В России интеллектуальный потенциал неуклонно снижается. Если в 1989 г. в СССР индекс интеллектуального потенциала составлял 0,71, то этот же индекс в 1997 г. снизился до 0,47, а в 2000-м – до 0,37. Тревогу вызывает и то, что даже существующий интеллектуальный потенциал в виде научно-технических разработок не востребован частным бизнесом. В России только 6% всех научно-технических разработок ведется в частных компаниях, в то время как в развитых странах на частный капитал приходится основной объем таких разработок.
Индустриальная и постиндустриальная экономика различаются по многим признакам, однако их главное различие в неодинаковом отношении к человеку. Если в индустриальной экономике человек – это лишь один из факторов производства, то в постиндустриальной экономике человек как создатель и носитель информации – центральный элемент, ключевое звено производственного процесса. От его положения в производстве зависят все прочие условия производства. Отсюда помимо всего прочего возможно появление новых представлений о гуманизме. Наша российская практика приверженности к вещному богатству говорит об обратном. С нашими заниженными представлениями о человеке мы вряд ли сможем ответить на вызовы постиндустриализма. Об этом говорит, например, наша хроническая неспособность разработать политику заработной платы, соответствующей реалиям и требованиям современного мира.

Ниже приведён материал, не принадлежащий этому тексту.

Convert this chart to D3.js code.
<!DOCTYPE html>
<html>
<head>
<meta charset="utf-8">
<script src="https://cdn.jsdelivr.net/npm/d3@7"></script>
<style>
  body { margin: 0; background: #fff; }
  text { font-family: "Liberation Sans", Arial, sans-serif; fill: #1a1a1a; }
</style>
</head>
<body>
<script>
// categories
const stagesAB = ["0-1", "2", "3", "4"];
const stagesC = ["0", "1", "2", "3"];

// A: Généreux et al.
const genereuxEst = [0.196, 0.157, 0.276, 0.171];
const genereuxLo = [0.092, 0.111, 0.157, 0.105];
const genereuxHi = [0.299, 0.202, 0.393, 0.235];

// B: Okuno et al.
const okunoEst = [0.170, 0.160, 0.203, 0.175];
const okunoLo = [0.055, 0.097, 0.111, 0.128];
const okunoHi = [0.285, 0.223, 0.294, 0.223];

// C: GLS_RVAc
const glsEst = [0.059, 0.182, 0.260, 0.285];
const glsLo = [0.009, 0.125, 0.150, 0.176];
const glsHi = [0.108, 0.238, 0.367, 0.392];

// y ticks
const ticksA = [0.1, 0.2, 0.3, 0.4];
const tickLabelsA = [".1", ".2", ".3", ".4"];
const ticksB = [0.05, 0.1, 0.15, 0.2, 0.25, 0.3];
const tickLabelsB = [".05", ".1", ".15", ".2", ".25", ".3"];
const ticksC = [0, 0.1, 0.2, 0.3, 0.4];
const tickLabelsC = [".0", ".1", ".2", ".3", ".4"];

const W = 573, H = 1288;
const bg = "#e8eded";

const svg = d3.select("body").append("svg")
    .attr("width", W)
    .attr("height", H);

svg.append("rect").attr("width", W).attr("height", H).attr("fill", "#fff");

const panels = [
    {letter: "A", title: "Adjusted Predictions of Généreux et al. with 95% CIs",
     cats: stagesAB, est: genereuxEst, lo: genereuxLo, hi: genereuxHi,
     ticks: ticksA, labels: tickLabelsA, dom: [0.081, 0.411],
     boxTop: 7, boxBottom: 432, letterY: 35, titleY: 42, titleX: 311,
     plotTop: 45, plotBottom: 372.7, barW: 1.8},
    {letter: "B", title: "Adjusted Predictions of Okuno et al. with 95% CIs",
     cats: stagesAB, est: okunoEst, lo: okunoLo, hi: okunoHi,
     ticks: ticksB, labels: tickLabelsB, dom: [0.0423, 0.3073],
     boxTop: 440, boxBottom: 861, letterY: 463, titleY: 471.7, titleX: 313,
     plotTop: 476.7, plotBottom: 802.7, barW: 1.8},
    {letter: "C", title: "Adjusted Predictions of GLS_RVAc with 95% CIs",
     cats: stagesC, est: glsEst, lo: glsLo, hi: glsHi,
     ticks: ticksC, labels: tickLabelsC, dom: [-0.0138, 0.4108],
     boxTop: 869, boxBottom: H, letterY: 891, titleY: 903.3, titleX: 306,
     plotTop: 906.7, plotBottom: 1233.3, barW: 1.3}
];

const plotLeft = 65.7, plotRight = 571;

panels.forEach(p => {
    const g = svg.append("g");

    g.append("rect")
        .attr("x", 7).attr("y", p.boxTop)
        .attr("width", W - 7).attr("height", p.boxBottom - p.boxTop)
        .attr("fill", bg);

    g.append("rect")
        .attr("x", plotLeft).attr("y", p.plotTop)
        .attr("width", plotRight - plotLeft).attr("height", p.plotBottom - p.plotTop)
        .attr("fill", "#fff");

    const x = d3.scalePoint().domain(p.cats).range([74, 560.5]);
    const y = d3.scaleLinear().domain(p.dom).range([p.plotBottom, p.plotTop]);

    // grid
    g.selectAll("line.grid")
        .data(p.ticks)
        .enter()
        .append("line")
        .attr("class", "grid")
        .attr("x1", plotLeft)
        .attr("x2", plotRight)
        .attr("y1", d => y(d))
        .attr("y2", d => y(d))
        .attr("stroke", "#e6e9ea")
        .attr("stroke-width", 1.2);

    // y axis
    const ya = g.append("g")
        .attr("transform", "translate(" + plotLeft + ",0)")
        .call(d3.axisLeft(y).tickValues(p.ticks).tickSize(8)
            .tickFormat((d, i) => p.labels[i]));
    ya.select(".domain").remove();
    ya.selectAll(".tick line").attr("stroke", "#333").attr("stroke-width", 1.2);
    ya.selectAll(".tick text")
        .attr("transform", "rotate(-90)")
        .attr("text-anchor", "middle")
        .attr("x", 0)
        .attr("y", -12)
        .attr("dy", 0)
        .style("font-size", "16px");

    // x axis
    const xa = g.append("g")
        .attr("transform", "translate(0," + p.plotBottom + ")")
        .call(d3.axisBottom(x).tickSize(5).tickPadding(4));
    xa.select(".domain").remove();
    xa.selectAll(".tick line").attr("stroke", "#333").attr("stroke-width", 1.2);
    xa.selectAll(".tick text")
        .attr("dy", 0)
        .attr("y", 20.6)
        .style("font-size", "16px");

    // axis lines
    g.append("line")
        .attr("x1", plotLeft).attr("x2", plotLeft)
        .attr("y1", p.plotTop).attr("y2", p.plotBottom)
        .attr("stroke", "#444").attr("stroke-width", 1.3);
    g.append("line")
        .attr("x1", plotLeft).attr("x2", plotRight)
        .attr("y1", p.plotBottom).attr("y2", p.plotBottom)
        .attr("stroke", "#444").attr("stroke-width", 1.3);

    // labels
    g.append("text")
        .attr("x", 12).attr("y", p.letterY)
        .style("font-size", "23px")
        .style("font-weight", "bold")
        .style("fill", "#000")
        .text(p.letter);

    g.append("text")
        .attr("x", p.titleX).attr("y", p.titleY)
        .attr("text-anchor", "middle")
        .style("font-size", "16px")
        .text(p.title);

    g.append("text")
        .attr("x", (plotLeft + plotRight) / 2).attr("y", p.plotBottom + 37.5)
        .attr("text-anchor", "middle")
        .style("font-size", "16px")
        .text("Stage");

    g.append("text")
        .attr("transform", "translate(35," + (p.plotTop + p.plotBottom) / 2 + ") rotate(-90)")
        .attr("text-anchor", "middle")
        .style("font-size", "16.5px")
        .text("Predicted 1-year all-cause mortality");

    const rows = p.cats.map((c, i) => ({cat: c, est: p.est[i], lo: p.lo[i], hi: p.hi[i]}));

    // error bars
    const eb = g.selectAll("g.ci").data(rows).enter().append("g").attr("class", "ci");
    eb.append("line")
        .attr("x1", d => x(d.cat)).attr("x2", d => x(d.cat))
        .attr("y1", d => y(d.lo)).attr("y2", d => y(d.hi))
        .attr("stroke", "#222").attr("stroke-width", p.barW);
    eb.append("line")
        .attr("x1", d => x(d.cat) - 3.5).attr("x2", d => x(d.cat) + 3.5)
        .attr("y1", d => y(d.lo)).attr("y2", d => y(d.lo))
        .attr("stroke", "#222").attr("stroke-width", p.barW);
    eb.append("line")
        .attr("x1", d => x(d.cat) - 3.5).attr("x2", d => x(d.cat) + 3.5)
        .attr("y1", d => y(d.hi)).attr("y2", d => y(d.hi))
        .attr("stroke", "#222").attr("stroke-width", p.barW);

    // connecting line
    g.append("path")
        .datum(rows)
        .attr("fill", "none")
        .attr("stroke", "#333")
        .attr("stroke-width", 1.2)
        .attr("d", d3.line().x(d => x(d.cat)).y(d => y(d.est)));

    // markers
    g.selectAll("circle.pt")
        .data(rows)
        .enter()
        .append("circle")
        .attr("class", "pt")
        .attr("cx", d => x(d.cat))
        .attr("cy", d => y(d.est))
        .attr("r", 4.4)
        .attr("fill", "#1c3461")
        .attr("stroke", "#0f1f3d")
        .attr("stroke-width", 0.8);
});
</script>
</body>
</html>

Мы продолжаем находиться во власти многих представлений, унаследованных еще от эпохи индустриализма. К таким представлениям относятся, например, завышенные оценки ресурсного богатства страны как гарантии экономического роста. Между тем, например, в модели американского экономиста П. Помера было показано, что темп экономического роста находится в прямой зависимости от объема информации, сосредоточенной в том секторе экономики, где создаются образцы новой продукции и технологии. Исследования, проведенные на Западе и у нас, показывают, что высокая обеспеченность ресурсами (главным образом энергетическими ресурсами) не ведет к экономическому росту, а может, напротив, вызвать экономическую стагнацию. Так, продажа одной тонны сырой нефти приносит до 20–25 долларов прибыли, в то время как один килограмм наукоемкого продукта в информатике и электронике извлекает до 5 тыс. долларов прибыли. Достаточно сказать, что в тех же США от международной торговли высокотехнологичной продукцией получают до 1 трлн. долларов выручки.

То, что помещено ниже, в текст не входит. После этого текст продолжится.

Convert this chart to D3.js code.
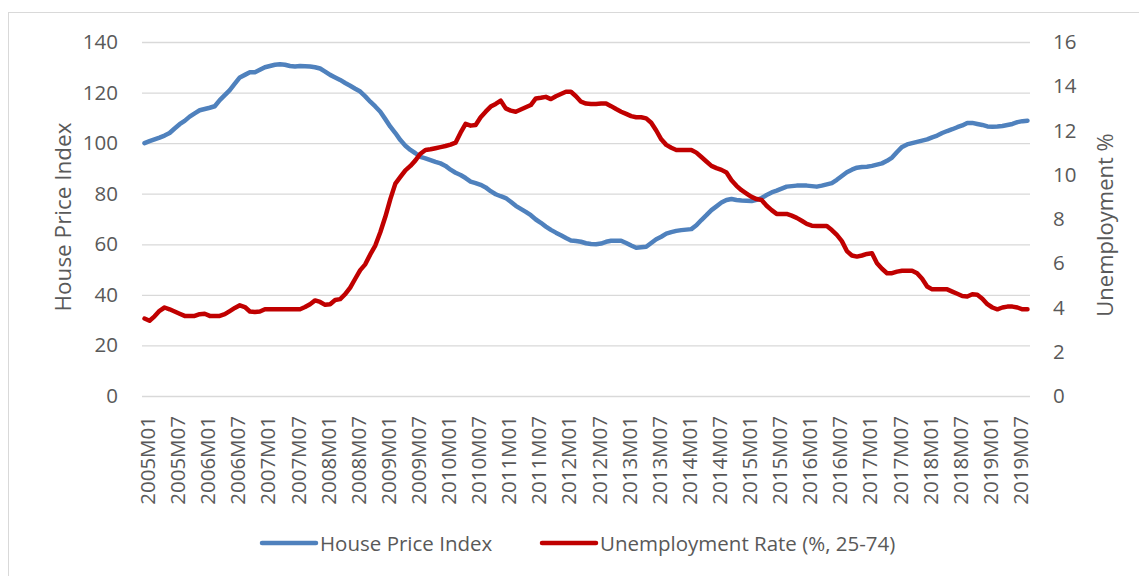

Все высказанные нами соображения относительно ресурсов имеют множество объективных подтверждений, но они, к сожалению, не находятся в поле зрения наших реформаторов.
Унаследованные от прежней индустриальной экономики представления должны, очевидно, меняться, и должны вырабатываться новые понятия, соответствующие особенностям постиндустриальной эпохи. Иначе говоря, нам надо принять вызов со стороны новой постиндустриальной философии производства. По всей видимости, это должно быть главным в наших преобразовательных усилиях. Однако, судя по президентским посланиям Федеральному собранию, такой вызов пока еще не принят. Это означает, что все наши усилия по реформированию экономики не дадут нужного эффекта и страна может оказаться на обочине мирового развития, а это становится все более реальным исходом наших реформ.